Furthermore, the NoEMi package should be put under $noemiPath. In other words, noemi_event_finder.py should be found in $noemiPath/Noemi/trunk/scripts.

Of course one can set up another directory structure, but he should check the other env variables!

The other compulsory variables are dateStart and dateEnd.

There are three "boolean" variables, run_noemi_event_analyzer, run_noemi_line_tracker, run_noemi_make_lines_page, to choose which NoEMi processes to run. To run the event_finder only to produce SFDB, set the three variables to "no".

By default, the main channel (set by $dfchname) produces SFDB also.

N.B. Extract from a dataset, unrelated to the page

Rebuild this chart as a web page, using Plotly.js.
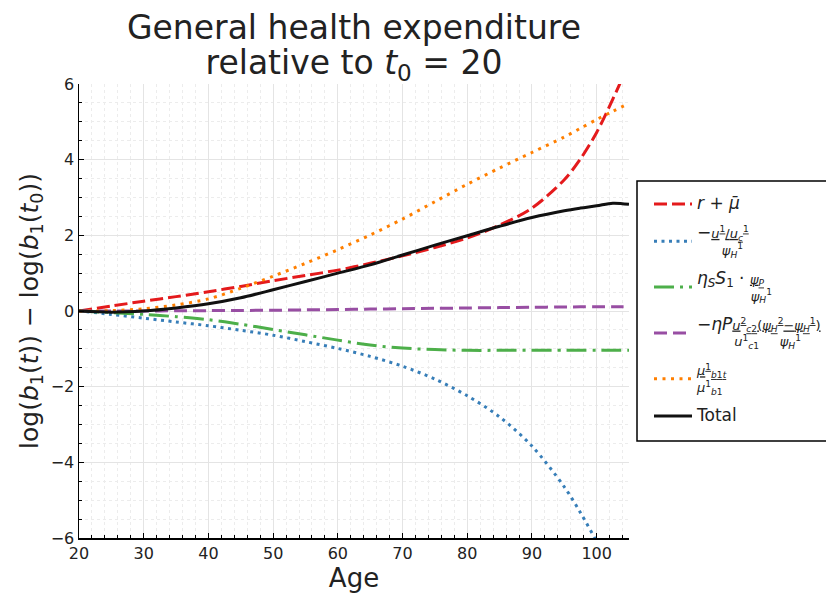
<!DOCTYPE html>
<html>
<head>
<meta charset="utf-8">
<script src="https://cdn.plot.ly/plotly-3.0.1.min.js"></script>
<style>html,body{margin:0;padding:0;background:#fff;}#chart{width:826px;height:594px;}</style>
</head>
<body>
<div id="chart"></div>
<script>
const ages   = [20,25,30,35,40,45,50,55,60,65,70,75,80,85,90,95,97.5,100,102.5,105];
const rMu    = [0,0.13,0.26,0.38,0.51,0.65,0.8,0.94,1.08,1.26,1.46,1.68,1.93,2.27,2.72,3.47,4.02,4.72,5.6,6.55];
const uTerm  = [0,-0.09,-0.19,-0.29,-0.39,-0.51,-0.64,-0.81,-0.99,-1.2,-1.46,-1.8,-2.24,-2.8,-3.57,-4.65,-5.33,-6.1,-6.95,-7.85];
const etaS   = [0,-0.04,-0.09,-0.15,-0.23,-0.35,-0.49,-0.63,-0.77,-0.9,-0.98,-1.02,-1.04,-1.04,-1.04,-1.04,-1.04,-1.04,-1.04,-1.04];
const etaP   = [0,0,0,0.005,0.01,0.015,0.02,0.03,0.04,0.05,0.06,0.07,0.08,0.09,0.1,0.105,0.11,0.11,0.11,0.11];
const muTerm = [0,0.01,0.06,0.16,0.32,0.6,0.92,1.26,1.62,2.01,2.43,2.89,3.35,3.78,4.19,4.6,4.83,5.06,5.28,5.49];
const total  = [0,-0.03,0.0,0.08,0.19,0.35,0.56,0.78,1.0,1.22,1.48,1.74,1.99,2.24,2.47,2.65,2.72,2.78,2.85,2.82];

const NB = '\u00a0';
const sp = n => NB.repeat(n);
const psiH1 = '<i>ψ</i><sub><i>H</i></sub><sup>1</sup>';
const names = [
  '<span style="font-size:17px"><i>r</i> + <i>μ̄</i></span>',
  '<span style="font-size:17px">−</span><u><i>u</i><sup>1</sup>/<i>u</i><sub><i>c</i></sub><sup>1</sup></u><br>' + sp(6) + psiH1,
  '<span style="font-size:17px"><i>η</i><sub><i>S</i></sub><i>S</i><sub>1</sub> · </span><u><i>ψ</i><sub><i>P</i></sub></u><br>' + sp(13) + psiH1,
  '<span style="font-size:17px">−<i>ηP</i></span><u><i>u</i><sup>2</sup><sub><i>c</i>2</sub></u><u>(<i>ψ</i><sub><i>H</i></sub><sup>2</sup>−<i>ψ</i><sub><i>H</i></sub><sup>1</sup>)</u><br>' + sp(9) + '<i>u</i><sup>1</sup><sub><i>c</i>1</sub>' + sp(5) + psiH1,
  '<u><i>μ</i><sup>1</sup><sub><i>b</i>1<i>t</i></sub></u><br><i>μ</i><sup>1</sup><sub><i>b</i>1</sub>',
  '<span style="font-size:17px">Total</span>'
];
const series = [rMu, uTerm, etaS, etaP, muTerm, total];
const colors = ['#e41a1c','#377eb8','#4daf4a','#984ea3','#ff7f00','#111111'];
const dashes = ['13px,5px','3px,4.5px','20px,6px,3px,6px','13px,6px','3px,5.5px','solid'];

const traces = series.map((ys, i) => ({
  x: ages, y: ys, type: 'scatter', mode: 'lines', name: names[i],
  legendgroup: 'g' + i,
  line: {color: colors[i], width: 3, dash: dashes[i], shape: 'spline', smoothing: 0.9},
  hoverinfo: 'skip'
}));

const axisCommon = {
  showline: true, linecolor: '#000', linewidth: 1.5,
  ticks: 'inside', ticklen: 5, tickcolor: '#000', tickwidth: 1,
  showgrid: true, gridcolor: '#e4e4e4', gridwidth: 1,
  zeroline: false, mirror: false, automargin: false,
  tickfont: {family: 'DejaVu Sans', size: 16, color: '#222'}
};

const layout = {
  width: 826, height: 594,
  margin: {l: 79, r: 197, t: 84, b: 56},
  paper_bgcolor: '#fff', plot_bgcolor: '#fff',
  font: {family: 'DejaVu Sans', color: '#222'},
  title: {
    text: '<span style="font-size:33px">General health expenditure</span><br><span style="font-size:33px">relative to <i>t</i><sub>0</sub> = 20</span>',
    font: {family: 'DejaVu Sans', size: 27, color: '#222'},
    x: 0.5, xref: 'paper', y: 0.935, yref: 'container', yanchor: 'top'
  },
  xaxis: Object.assign({}, axisCommon, {
    range: [20, 105], dtick: 10, tick0: 20,
    minor: {dtick: 2, ticks: 'inside', ticklen: 3, tickcolor: '#000', showgrid: true, gridcolor: '#ececec', griddash: 'dot'},
    title: {text: 'Age', font: {family: 'DejaVu Sans', size: 26, color: '#222'}, standoff: 6}
  }),
  yaxis: Object.assign({}, axisCommon, {
    range: [-6, 6], dtick: 2, tick0: 0,
    minor: {dtick: 0.5, ticks: 'inside', ticklen: 3, tickcolor: '#000', showgrid: true, gridcolor: '#ececec', griddash: 'dot'},
    title: {text: 'log(<i>b</i><sub>1</sub>(<i>t</i>)) − log(<i>b</i><sub>1</sub>(<i>t</i><sub>0</sub>))', font: {family: 'DejaVu Sans', size: 25, color: '#222'}, standoff: 5}
  }),
  shapes: [{
    type: 'rect', xref: 'paper', yref: 'paper', layer: 'below',
    x0: 1.01455, x1: 1.37, y0: 0.2137, y1: 0.7863,
    line: {color: '#000', width: 1.5}, fillcolor: '#fff'
  }],
  legend: {
    xref: 'container', yref: 'container',
    x: 649 / 826, xanchor: 'left', y: (594 - 189) / 594, yanchor: 'top',
    bgcolor: 'rgba(0,0,0,0)', borderwidth: 0,
    font: {family: 'DejaVu Sans', size: 13, color: '#222'},
    tracegroupgap: 9, itemwidth: 38, valign: 'middle'
  },
  showlegend: true
};

Plotly.newPlot('chart', traces, layout, {displayModeBar: false, staticPlot: true});
</script>
</body>
</html>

The variables detector_ffl and dataType are used to query the frame file list (ligo_data_find) and should be set up according the type of data to be analyzed.

Let's turn to run_condor_daily.sh. The first part deals with the query for frame files using ligo_data_find. In case the FFL is already available one can comment this part and set fflFileName variable to the FFL file.

Then the script extracts the channels listed in the file channels.txt in a new frame file set. This was implemented to solve the data access problems in the LIGO raw data.
Using h(t) this is probably not necessary, therefore one can comment this part and set fflCopyFileName=$fflFileName.

To summarize, to produce SFDBs on the LIGO Condor clusters:

  • Check out Pss_Fr, compile crea_sfdb.out;
  • Check out Noemi from the base working directory ($noemiPath)
  • Create a directory structure runPath=$noemiPath/$detector/$run
  • Create the subdirectories $runPath/software and $runPath/software/config
  • Put bash scripts from Noemi/trunk/ligo_scripts to $runPath/software
  • Put noemi_event_finder.ini from Noemi/trunk/templates to $runPath/software/config
  • Edit noemi_event_finder.ini, in particular set the correct path to crea_sfdb.out
  • Edit the channel list file $runPath/channels.txt with the channel(s) to analyze
  • Edit Noemi_env.sh
  • run $runPath/software/run_condor_daily.sh!